Introduction to MongoDB $substrCP Operator

$substrCP is a string aggregation operator in MongoDB used to extract a substring from a string by code point. Code point refers to the unique numeric identifier of each character in the Unicode code table.

Syntax

The syntax of the $substrCP operator is as follows:

{ $substrCP: [ <string>, <startingIndex>, <length> ] }
  • <string>: The string from which to extract the substring.
  • <startingIndex>: The starting position of the substring to be extracted, counting from 0.
  • <length>: The length of the substring to be extracted. If not specified, all characters from the starting position to the end of the string are extracted.

Use Cases

The $substrCP operator is commonly used in the following scenarios:

  • Extracting a part of a string, such as extracting the date and time from an email subject.
  • Extracting specific code points from a string, such as extracting specific emojis from an emoji expression.

Examples

Here are two examples of using the $substrCP operator.

Example 1

Assume there is a collection called user that stores user information, including the first name and last name of each user. Now we need to query the first two characters of each user’s first name. We can use the following aggregation pipeline:

db.user.aggregate([
  {
    $project: {
      firstName: { $substrCP: ["$name", 0, 2] }
    }
  }
])

In this aggregation pipeline, we first use the $project operator to project each document in the collection as a document containing only the firstName field. In the $project operator, we use the $substrCP operator to extract the first two characters from the name field as the value of the firstName field.

Assume the collection contains the following two documents:

{ "_id": 1, "name": "John Doe" }
{ "_id": 2, "name": "Jane Smith" }

Using the above aggregation pipeline, we get the following results:

{ "_id": 1, "firstName": "Jo" }
{ "_id": 2, "firstName": "Ja" }

Example 2

Assume there is a collection called product that stores product information, including the name and price of each product. Now we need to query the first three characters of each product name starting from the second character. We can use the following aggregation pipeline:

db.product.aggregate([
  {
    $project: {
      namePrefix: { $substrCP: ["$name", 1, 3] }
    }
  }
])

In this aggregation pipeline, we also use the $project operator to project each document in the collection as a document containing only the namePrefix field. In the $project operator, we use the $substrCP operator to extract the first three characters from the name field starting from the second character as the value of the namePrefix field.

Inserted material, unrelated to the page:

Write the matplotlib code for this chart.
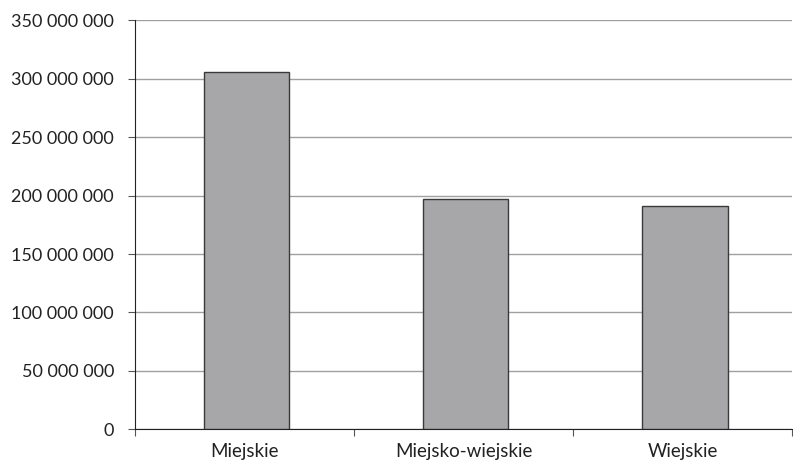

Assume the collection contains the following two documents:

{ "_id": 1, "name": "Apple iPhone 13", "price": 999 }
{ "_id": 2, "name": "Samsung Galaxy S21", "price": 799 }

Using the above aggregation pipeline, we get the following results:

{ "_id": 1, "namePrefix": "ppl" }
{ "_id": 2, "namePrefix": "ams" }

Conclusion

The $substrCP operator is a string aggregation operator in MongoDB, which is used to extract substrings from a string. Unlike the $substrBytes operator, the $substrCP operator extracts substrings according to Unicode code points, which ensures correct handling of multibyte characters. In practical application scenarios, $substrCP operator can be conveniently used to process strings according to specific requirements.